…following BoG’s earlier policy rate cut
After staying virtually flat for about a year and a half, the average lending rate of banks has started to show signs of decline in April after the Bank of Ghana reduced the monetary policy rate the month before.
The Summary of Economic and Financial data (May 2020) published by the Bank of Ghana has shown that average lending rate has finally moved out of its comfort zone to a step downward. Prior to recording 22.38 percent in April, the average lending rate has since the past 17 months (December 2018) not come below 23 percent.
The decline, though marginal, offers a glimpse of hope for the private sector that lending rates may come down in future if economic conditions make it possible for the Monetary Policy Committee (MPC) of the central bank to further cut the policy rate after it reduced it by 150 basis points to 14.5 percent in March, following the outbreak of the coronavirus in the country.
The MPC said the decision was basically made to allow banks reduce their lending rates to aid the private sector – which has been the hardest hit by the impact of the coronavirus – have access to loans at reasonable rates to inject into their businesses so they can recover faster.

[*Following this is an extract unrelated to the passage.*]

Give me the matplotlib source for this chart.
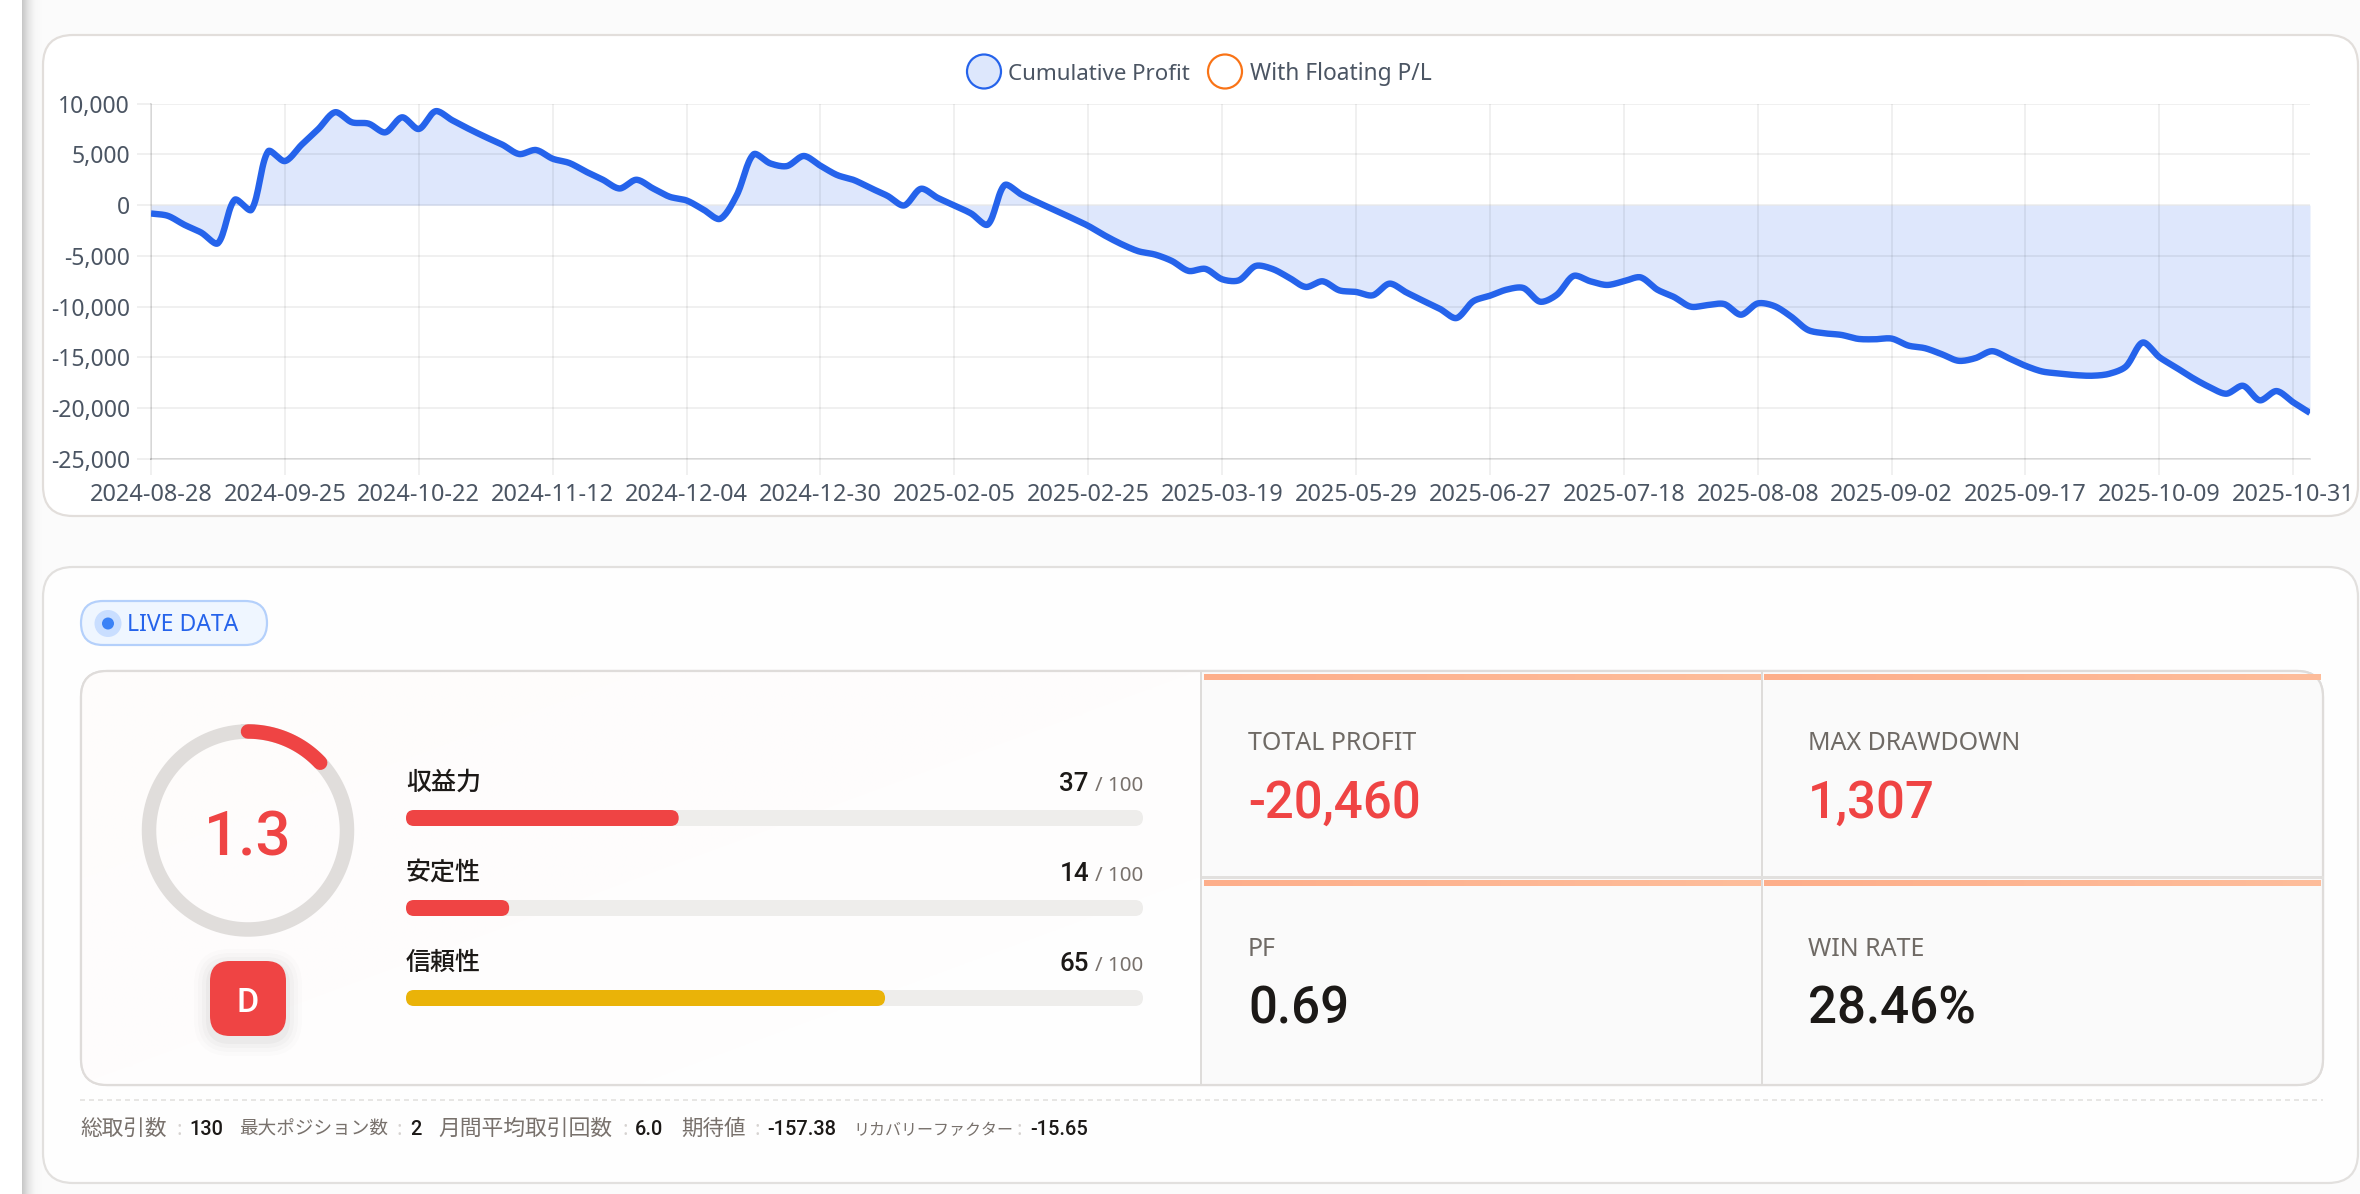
import numpy as np
import matplotlib
matplotlib.use("Agg")
import matplotlib.pyplot as plt
from matplotlib.patches import FancyBboxPatch, Circle, Rectangle
from matplotlib.colors import LinearSegmentedColormap

plt.rcParams['font.family'] = ['Noto Sans', 'Noto Sans CJK JP', 'DejaVu Sans']

# ---- chart data ----
cumulative_profit = [
    -822, -1050, -1940, -2700, -3750, 530, -460, 5300, 4340, 5950,
    7500, 9150, 8160, 8030, 7170, 8650, 7500, 9250, 8360, 7500,
    6700, 5950, 5030, 5430, 4570, 4150, 3290, 2500, 1640, 2500,
    1640, 820, 460, -430, -1350, 990, 5000, 4110, 3850, 4840,
    3880, 2960, 2470, 1680, 920, -30, 1610, 720, -30, -820,
    -1910, 1970, 1050, 260, -490, -1250, -2040, -3000, -3850, -4540,
    -4870, -5500, -6480, -6280, -7300, -7400, -5990, -6280, -7140, -8060,
    -7500, -8390, -8550, -8880, -7730, -8590, -9410, -10200, -11120, -9470,
    -8920, -8320, -8160, -9510, -8820, -6970, -7500, -7860, -7500, -7110,
    -8320, -9050, -10000, -9840, -9740, -10790, -9680, -9940, -10980, -12290,
    -12620, -12780, -13170, -13210, -13140, -13830, -14090, -14680, -15330, -15070,
    -14380, -15070, -15820, -16380, -16580, -16740, -16800, -16610, -15890, -13530,
    -14970, -15990, -17030, -17920, -18570, -17790, -19220, -18310, -19420, -20460,
]
date_labels = [
    "2024-08-28", "2024-09-25", "2024-10-22", "2024-11-12", "2024-12-04", "2024-12-30",
    "2025-02-05", "2025-02-25", "2025-03-19", "2025-05-29", "2025-06-27", "2025-07-18",
    "2025-08-08", "2025-09-02", "2025-09-17", "2025-10-09", "2025-10-31",
]
y_ticks = [10000, 5000, 0, -5000, -10000, -15000, -20000, -25000]
y_tick_labels = ["10,000", "5,000", "0", "-5,000", "-10,000", "-15,000", "-20,000", "-25,000"]

score = 1.3
grade = "D"
score_names = ["収益力", "安定性", "信頼性"]
score_values = [37, 14, 65]
stat_names = ["TOTAL PROFIT", "MAX DRAWDOWN", "PF", "WIN RATE"]
stat_values = ["-20,460", "1,307", "0.69", "28.46%"]

# ---- palette ----
BLUE = "#2563eb"
ORANGE = "#f97316"
RED = "#ef4444"
GOLD = "#eab308"
AXIS_TEXT = "#4b5563"
STONE_DARK = "#1c1917"
STONE_MID = "#78716c"
BORDER = "#e2dedb"
HEAVY = ["Roboto", "Noto Sans"]

W, H = 2360, 1194
fig = plt.figure(figsize=(W / 100, H / 100), dpi=100, facecolor="#fbfbfb")
bg = fig.add_axes([0, 0, 1, 1], zorder=0)
bg.set_xlim(0, W)
bg.set_ylim(H, 0)
bg.axis("off")


def put(x, y, s, px, color, ha="left", weight="normal", va="baseline", family=None):
    kw = {"family": family} if family else {}
    return bg.text(x, y, s, fontsize=px * 0.72, color=color, ha=ha, va=va, fontweight=weight, zorder=6, **kw)


def round_box(x0, y0, x1, y1, r, fc, ec="none", lw=0.0, z=1):
    p = FancyBboxPatch((x0, y0), x1 - x0, y1 - y0, boxstyle=f"round,pad=0,rounding_size={r}",
                       fc=fc, ec=ec, lw=lw * 0.72, zorder=z)
    bg.add_patch(p)
    return p


def gradient(x0, y0, x1, y1, colors, z=2, direction="h"):
    cmap = LinearSegmentedColormap.from_list("g", colors)
    ramp = np.linspace(0, 1, 256)
    if direction == "h":
        arr = ramp[None, :]
    elif direction == "v":
        arr = ramp[:, None]
    else:
        arr = (ramp[None, :] + ramp[:, None]) / 2
    return bg.imshow(arr, extent=(x0, x1, y1, y0), cmap=cmap, aspect="auto", zorder=z,
                     interpolation="bilinear", origin="upper")


# ---- page edge and cards ----
bg.add_patch(Rectangle((0, 0), 22, H, fc="#ffffff", ec="none", zorder=0.5))
gradient(22, 0, 42, H, ["#c6c6c6", "#e6e6e6", "#f8f8f8", "#fbfbfb"], z=0.5)
round_box(43, 35, 2358, 516, 30, "#ffffff", BORDER, 2.2)
round_box(43, 567, 2358, 1183, 30, "#fefefe", "#e2e0de", 2.2)

# ---- legend ----
bg.add_patch(Circle((984, 71.5), 17, fc="#dde7fc", ec=BLUE, lw=2.2 * 0.72, zorder=3))
bg.add_patch(Circle((1225, 71.5), 17, fc="#ffffff", ec=ORANGE, lw=2.2 * 0.72, zorder=3))
put(1008, 79.5, "Cumulative Profit", 22.3, AXIS_TEXT)
put(1250, 79.5, "With Floating P/L", 22.8, AXIS_TEXT)

# ---- cumulative profit chart ----
ax = fig.add_axes([151 / W, 1 - 459 / H, (2310 - 151) / W, (459 - 103.6) / H], zorder=2)
ax.patch.set_alpha(0)


def smooth_curve(values, tension=0.3, per_segment=16, x_px=16.74, y_px=1 / 98.6):
    """Bezier path through the points, with control arms scaled by neighbour distance."""
    n = len(values)
    px = np.arange(n) * x_px
    py = np.asarray(values, dtype=float) * y_px
    out_x, out_y = [], []
    after, before = np.zeros((n, 2)), np.zeros((n, 2))
    for i in range(n):
        a, c = max(i - 1, 0), min(i + 1, n - 1)
        d0 = np.hypot(px[i] - px[a], py[i] - py[a])
        d1 = np.hypot(px[c] - px[i], py[c] - py[i])
        total = d0 + d1
        s0, s1 = (d0 / total, d1 / total) if total else (0, 0)
        dx, dy = px[c] - px[a], py[c] - py[a]
        before[i] = px[i] - tension * s0 * dx, py[i] - tension * s0 * dy
        after[i] = px[i] + tension * s1 * dx, py[i] + tension * s1 * dy
    t = np.linspace(0, 1, per_segment, endpoint=False)[:, None]
    for i in range(n - 1):
        p0, p3 = np.array([px[i], py[i]]), np.array([px[i + 1], py[i + 1]])
        seg = (1 - t) ** 3 * p0 + 3 * (1 - t) ** 2 * t * after[i] + 3 * (1 - t) * t ** 2 * before[i + 1] + t ** 3 * p3
        out_x.append(seg[:, 0])
        out_y.append(seg[:, 1])
    out_x.append([px[-1]])
    out_y.append([py[-1]])
    return np.concatenate(out_x) / x_px, np.concatenate(out_y) / y_px


xs, ys = smooth_curve(cumulative_profit)
ax.fill_between(xs, ys, 0, color=BLUE, alpha=0.15, lw=0, zorder=1)
ax.plot(xs, ys, color=BLUE, lw=6.4 * 0.72, zorder=3, solid_joinstyle="round", solid_capstyle="butt")
ax.set_xlim(0, len(cumulative_profit) - 1)
ax.set_ylim(-25000, 10000)
ax.set_xticks(np.arange(0, len(cumulative_profit), 8), labels=date_labels)
ax.set_yticks(y_ticks, labels=y_tick_labels)
ax.set_axisbelow("line")
ax.grid(True, color="#000000", alpha=0.06, lw=2 * 0.72)
grid_rgba = (0, 0, 0, 0.06)
ax.tick_params(axis="x", length=16 * 0.72, width=2 * 0.72, color=grid_rgba, pad=6,
               labelsize=23.5 * 0.72, labelcolor=AXIS_TEXT)
ax.tick_params(axis="y", length=14 * 0.72, width=2 * 0.72, color=grid_rgba, pad=5,
               labelsize=23 * 0.72, labelcolor=AXIS_TEXT)
for label in ax.get_yticklabels():
    label.set_verticalalignment("center_baseline")
for name, spine in ax.spines.items():
    spine.set_visible(name in ("left", "bottom"))
    spine.set_color((0, 0, 0, 0.1))
    spine.set_linewidth(2 * 0.72)

# ---- live badge ----
round_box(81, 601, 267, 645, 22, "#eff6ff", "#b4d0fb", 2.2, z=2)
bg.add_patch(Circle((108, 623.5), 13.5, fc="#c9deff", ec="none", zorder=3))
bg.add_patch(Circle((108, 623.5), 6, fc="#3b82f6", ec="none", zorder=4))
put(127, 631, "LIVE DATA", 23, BLUE)

# ---- score panel ----
panel = round_box(81, 671, 2323, 1085, 26, "#ffffff", "#dfdcda", 2.2, z=1.5)
shade = gradient(81, 671, 1201, 1085, ["#fefcfb", "#fefdfd", "#ffffff"], z=1.6, direction="d")
shade.set_clip_path(panel)
cells = gradient(1201, 671, 2323, 1085, ["#fafafa", "#fafafa"], z=1.6)
cells.set_clip_path(panel)
round_box(81, 671, 2323, 1085, 26, "none", "#dfdcda", 2.2, z=1.7)

# gauge
theta = np.linspace(0, 2 * np.pi, 400)
gauge_r = 99
gauge_c = (248, 830.5)
bg.plot(gauge_c[0] + gauge_r * np.sin(theta), gauge_c[1] - gauge_r * np.cos(theta),
        color="#e0dddb", lw=14.5 * 0.72, zorder=3)
arc = np.linspace(0, 2 * np.pi * score / 10, 80)
bg.plot(gauge_c[0] + gauge_r * np.sin(arc), gauge_c[1] - gauge_r * np.cos(arc),
        color=RED, lw=14.5 * 0.72, solid_capstyle="round", zorder=4)
put(248, 856, f"{score}", 62, RED, ha="center", weight="medium", family=HEAVY)

# grade badge with a soft drop shadow
for grow, alpha in [(16, 0.012), (12, 0.016), (8, 0.02), (4, 0.028)]:
    round_box(210 - grow, 965 - grow, 286 + grow, 1040 + grow, 20 + grow, (0, 0, 0, alpha), z=3)
round_box(210, 961, 286, 1036, 20, RED, z=4)
put(248, 1012, grade, 34, "#ffffff", ha="center", weight="medium", family=HEAVY)

# score bars
bar_x0, bar_x1 = 406, 1143
bar_tops = [810, 900, 990]
label_baselines = [791, 881, 971]
for name, val, top, base in zip(score_names, score_values, bar_tops, label_baselines):
    colour = GOLD if val >= 50 else RED
    round_box(bar_x0, top, bar_x1, top + 16, 8, "#eeedeb", z=3)
    round_box(bar_x0, top, bar_x0 + (bar_x1 - bar_x0) * val / 100, top + 16, 8, colour, z=4)
    put(bar_x0, base - 1, name, 25, STONE_DARK, weight="medium")
    put(1143, base, "/ 100", 20.5, STONE_MID, ha="right")
    put(1089, base, f"{val}", 26, STONE_DARK, ha="right", weight="medium", family=HEAVY)

# stat cells
col_lefts = [1204, 1764]
col_rights = [1761, 2321]
row_tops = [674, 880]
text_x = [1248, 1808]
name_base = [750, 956]
value_base = [818, 1024]
value_colours = [RED, RED, STONE_DARK, STONE_DARK]
k = 0
for r in range(2):
    for c in range(2):
        gradient(col_lefts[c], row_tops[r], col_rights[c], row_tops[r] + 6, ["#fdae8a", "#febd9b"], z=3)
        put(text_x[c], name_base[r], stat_names[k], 25, "#6f6a65")
        put(text_x[c], value_base[r], stat_values[k], 51, value_colours[k], weight="medium", family=HEAVY)
        k += 1
bg.plot([1201, 1201], [672, 1084], color="#dedcda", lw=2 * 0.72, zorder=3)
bg.plot([1761.5, 1761.5], [672, 1084], color="#dedcda", lw=2 * 0.72, zorder=3)
bg.plot([1203, 2322], [877, 877], color="#e2e0de", lw=3 * 0.72, zorder=3)

# ---- footer line ----
bg.plot([80, 2323], [1100, 1100], color="#e7e6e4", lw=2 * 0.72, ls=(0, (2.5, 2.0)), zorder=3)
LIGHT = "#d6d3d1"
footer_base = 1135
footer_labels = [
    (80.5, "総取引数", 21.7),
    (239, "最大ポジション数", 18.6),
    (438, "月間平均取引回数", 21.8),
    (681, "期待値", 21.5),
    (853, "リカバリーファクター", 16),
]
footer_colons = [176, 396, 622, 754, 1017]
footer_values = [(189, "130"), (410, "2"), (634.5, "6.0"), (767, "-157.38"), (1030, "-15.65")]
for (x, s, px), cx, (vx, v) in zip(footer_labels, footer_colons, footer_values):
    put(x, footer_base, s, px, STONE_MID)
    put(cx, footer_base, ":", 20, LIGHT)
    put(vx, footer_base, v, 20, STONE_DARK, weight="medium", family=HEAVY)

bg.set_xlim(0, W)
bg.set_ylim(H, 0)
fig.savefig("out.png", dpi=100, facecolor=fig.get_facecolor())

Banks, on the other hand, also responded by indicating they will reduce their lending rates by 2 percentage points. However, the data show that averagely banks were only able to reduce it by 1.1 percentage points.
Commenting on this, banking consultant Dr. Richmond Atuahene says the high operational cost banks are incurring in this pandemic period will make it difficult for them to further reduce their lending rates, despite their pledge to do so by 200 basis points.
“Try to look at the situation very well and see whether the banks have actually dropped their lending rates by 2 percent. It [the 150 basis points cut in policy rate] cannot reflect immediately because of operational cost that has gone up due to the pandemic. And when operational cost goes up, the banks would not like to reduce their lending rates, otherwise their interest income will reduce and cannot cover their operational cost.
“Secondly, their non-performing loans will also go up. And once the non-performing loans go up, the interest income will come down. So, it is not possible for banks to absorb all those expenses now,” he told the B&FT in an interview.
Beyond the promise of making lending affordable for businesses, commercial banks in collaboration with the Bank of Ghana have arranged a GH¢3billion facility for lending to critical industries to encourage local production in a bid to move the economy from import dependency to becoming more self-sufficient.
Thus, the Managing Director of the Republic Bank, Farid Antar – in an earlier interview with the B&FT, said banks will ensure that the facility is made available and affordable for businesses which access them.
“Not only will funds be available, but how they become available is notable; the pricing will be lower than normal pricing and the terms will be more favourable. Each bank will make their own risk assessment, but there are guidelines on the structure and we will provide data to the Bank of Ghana so that it will know we are fulfilling this pledge,” he said.